Are you asking the right questions at the end of your interview?

After feeling like you might have nailed your interview, your interviewer closes the conversation by asking if you have any questions. This could be the game-changer and where you feel like your nerves are kicking back in… if you haven’t done your research.

Thinking through the questions you want to ask beforehand and having them prepared for the interview will help you to answer with confidence and means you can leave the interviewer with the lasting good impression you wanted to give. It’s important to know that your interviewer isn’t trying to ‘catch you out’ by asking you if you have any questions. Of course, they will want to see that you’re keen to find out more about the role and the company, but by no means is this a way to make you feel bad about yourself. They’ll be genuine in asking and will want to cover anything you’re unsure of.

Prior to being sent to a job interview, you will have had the chance to read through a job specification. At this point, it’s a good idea to note down any questions you might have about the specific role you’re applying for. There’s a good chance that the interviewer might cover your questions before you’ve even asked them, and that’s another good reason as to why you should be actively listening to everything they have to say.

You should take this as an opportunity to genuinely find out more about the position and the company. It’s easy for candidates to forget that they should be interviewing the interviewer, as much as they’re being interviewed themselves. “Is this a place you can see yourself working? Is this the right career choice for you? Are you heading in the right direction for career progression?”

Below, we have outlined some of our favourite questions that you might want to incorporate into the end of your interview. Some of these might seem obvious, so only pick the ones that you feel haven’t been covered for yourself.

“What does a typical day here look like?”
“Are there any extra duties which haven’t been mentioned?”
“What are the biggest challenges of this role?”
“How many people work in this particular office/team?”

It’s highly likely that you’ll already be pretty confident on the duties on offer, if you’ve had the time to speak with your recruiter in detail. If this is the case and you’re finding yourself stumped for questions, it’s time to find out more about the company. It goes without saying that you should be researching the company before the interview, looking for valuable information that you could later ask about. Integrating facts that you have learned about the company will show the employer that you’re serious about the company and you have taken the time to find out more about the company and its culture.

Questions relating directly to the company could include:

“What are the company’s ambitions for the years ahead?”
“What is the culture of the company?”
“What are the company’s plans for growth and development?”
“How has the company changed over the past few years?”

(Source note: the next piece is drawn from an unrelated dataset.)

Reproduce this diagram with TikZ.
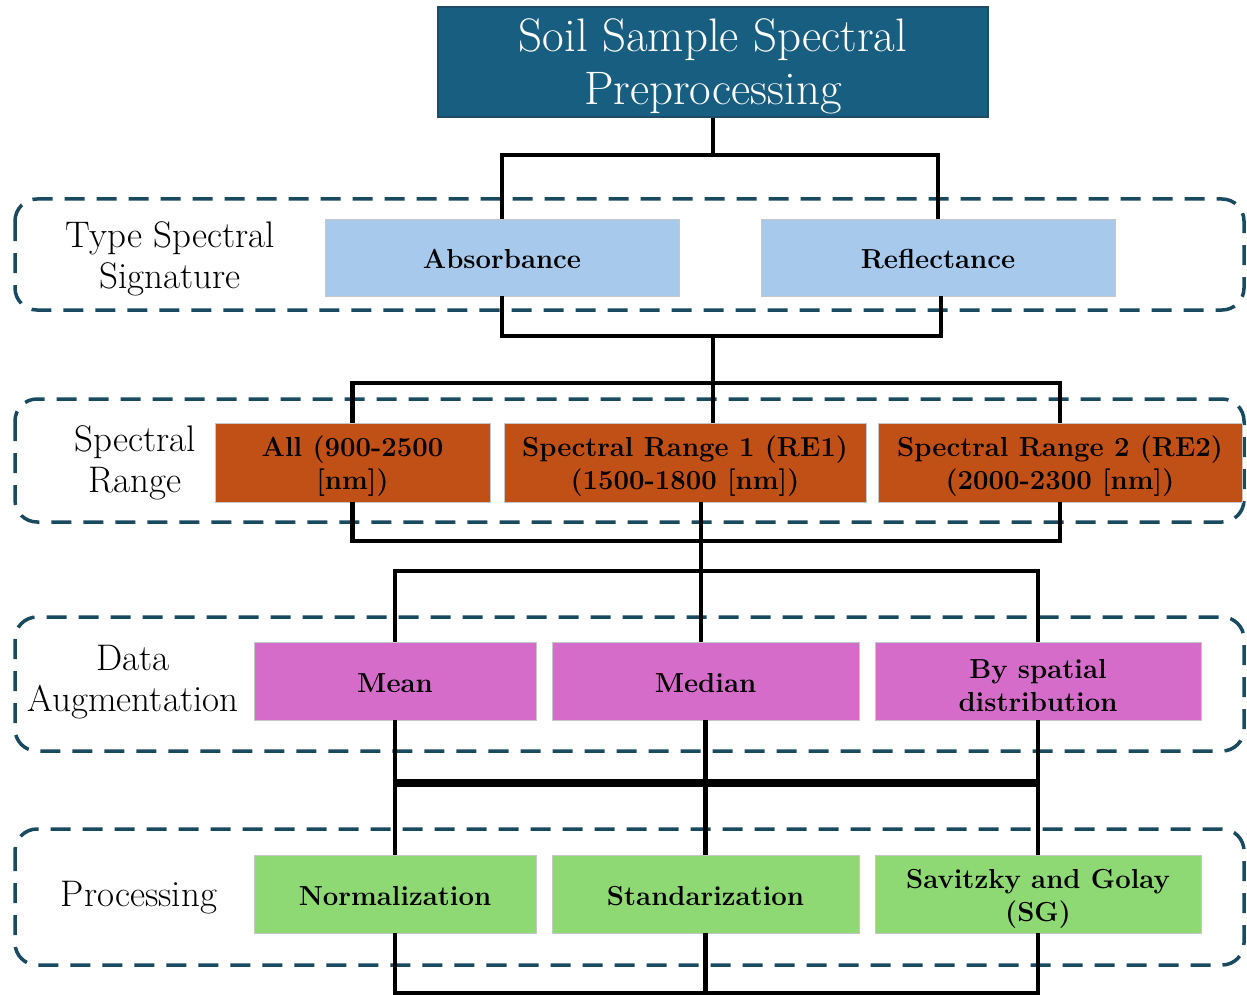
\documentclass[tikz,border=0pt]{standalone}
\usepackage{fontspec}
\usetikzlibrary{backgrounds}
\definecolor{titleblue}{RGB}{23,94,128}
\definecolor{titleedge}{RGB}{30,76,102}
\definecolor{laneline}{RGB}{26,74,96}
\definecolor{sigblue}{RGB}{166,201,236}
\definecolor{rangeorange}{RGB}{192,80,22}
\definecolor{augorchid}{RGB}{213,108,201}
\definecolor{procgreen}{RGB}{142,217,115}
% extra height on the first line lowers the text block a little
\newcommand\firstlinestrut{\rule{0pt}{28pt}}
\begin{document}
\begin{tikzpicture}[x=1pt,y=-1pt,
  lane/.style={draw=laneline, line width=3.5pt, dash pattern=on 20pt off 12pt, rounded corners=22pt},
  stage/.style={draw=black!22, line width=0.6pt, inner sep=0pt, align=center,
    font=\fontsize{27.5}{33}\selectfont\bfseries,
    execute at begin node={\rule{0pt}{23pt}}},
  lanelabel/.style={align=center, inner sep=0pt, font=\fontsize{37}{41}\selectfont},
  link/.style={draw=black, line width=4.2pt}
]
\useasboundingbox (0,0) rectangle (1247,995);

% title
\node[draw=titleedge, line width=2.5pt, fill=titleblue, text=white, align=center,
  minimum width=550pt, minimum height=110pt, inner sep=0pt,
  font=\fontsize{47}{53}\selectfont] (title) at (713,62) {\rule{0pt}{41pt}Soil Sample Spectral\\Preprocessing};

% stage labels
\node[lanelabel] (lblA) at (170,259) {Type Spectral\\Signature};
\node[lanelabel] (lblB) at (135,463) {Spectral\\Range};
\node[lanelabel] (lblC) at (133,682) {Data\\Augmentation};
\node[lanelabel] (lblD) at (139,898) {Processing};

% spectral signature
\node[stage, fill=sigblue, minimum width=354pt, minimum height=77pt] (abs) at (502,257.5) {Absorbance};
\node[stage, fill=sigblue, minimum width=354pt, minimum height=77pt] (ref) at (938,257.5) {Reflectance};

% spectral range
\node[stage, fill=rangeorange, minimum width=275pt, minimum height=79pt] (all) at (352.5,462.5) {\firstlinestrut All (900-2500\\{[nm]})};
\node[stage, fill=rangeorange, minimum width=362pt, minimum height=79pt] (re1) at (685,462.5) {\firstlinestrut Spectral Range 1 (RE1)\\(1500-1800 [nm])};
\node[stage, fill=rangeorange, minimum width=364pt, minimum height=79pt] (re2) at (1060,462.5) {\firstlinestrut Spectral Range 2 (RE2)\\(2000-2300 [nm])};

% data augmentation
\node[stage, fill=augorchid, minimum width=282pt, minimum height=78pt] (mean) at (395,681) {Mean};
\node[stage, fill=augorchid, minimum width=307pt, minimum height=78pt] (med) at (705.5,681) {Median};
\node[stage, fill=augorchid, minimum width=326pt, minimum height=78pt] (spat) at (1038,681) {\firstlinestrut By spatial\\distribution};

% processing
\node[stage, fill=procgreen, minimum width=282pt, minimum height=78pt] (norm) at (395,894) {Normalization};
\node[stage, fill=procgreen, minimum width=307pt, minimum height=78pt] (std) at (705.5,894) {Standarization};
\node[stage, fill=procgreen, minimum width=326pt, minimum height=78pt] (sg) at (1038,894) {\firstlinestrut Savitzky and Golay\\(SG)};

% dashed stage frames
\begin{scope}[on background layer]
  \draw[lane] (15,199) rectangle (1244,310);
  \draw[lane] (15,399) rectangle (1244,522);
  \draw[lane] (15,617) rectangle (1244,751);
  \draw[lane] (15,829) rectangle (1244,965);
\end{scope}

% bus levels
\coordinate (busA) at (0,155);
\coordinate (busB) at (0,336);
\coordinate (busC) at (0,383);
\coordinate (busD) at (0,541);
\coordinate (busE) at (0,571);
\coordinate (busF) at (0,781);
\coordinate (busG) at (0,784.5);
\coordinate (busH) at (0,993);

% title -> signature
\draw[link] (title.south) -- (title.south |- busA);
\draw[link] (abs.north) -- (abs.north |- busA) -- (ref.north |- busA) -- (ref.north);

% signature -> range
\draw[link] (abs.south) -- (abs.south |- busB) -- ([xshift=3pt]ref.south |- busB) -- ([xshift=3pt]ref.south);
\draw[link] (title.south |- busB) -- (title.south |- re1.north);
\draw[link] (all.north) -- (all.north |- busC) -- (re2.north |- busC) -- (re2.north);

% range -> augmentation
\draw[link] (all.south) -- (all.south |- busD) -- (re2.south |- busD) -- (re2.south);
\draw[link] ([xshift=-4.5pt]med.north |- re1.south) -- ([xshift=-4.5pt]med.north);
\draw[link] (mean.north) -- (mean.north |- busE) -- (spat.north |- busE) -- (spat.north);

% augmentation -> processing
\draw[link] (mean.south) -- (mean.south |- busF) -- (spat.south |- busF) -- (spat.south);
\draw[link] (med.south) -- (std.north);
\draw[link] (norm.north) -- (norm.north |- busG) -- (sg.north |- busG) -- (sg.north);

% processing outputs
\draw[link] (norm.south) -- (norm.south |- busH) -- (sg.south |- busH) -- (sg.south);
\draw[link] (std.south) -- (std.south |- busH);
\end{tikzpicture}
\end{document}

Finally, it’s important (for your career development) that interviews are designed to be a two-way process. You should be confident that this is the right position and company for you, as much as they’re trying to find the right employee for the business. Articulating yourself clearly and presenting your best self will give you the best chance of being successful in your interview. We know that it can be tempting to say that you don’t have any questions to avoid any embarrassment of feeling like you’re asking a silly question, but as long as you follow the above guide, there is nothing to be embarrassed of. Good luck!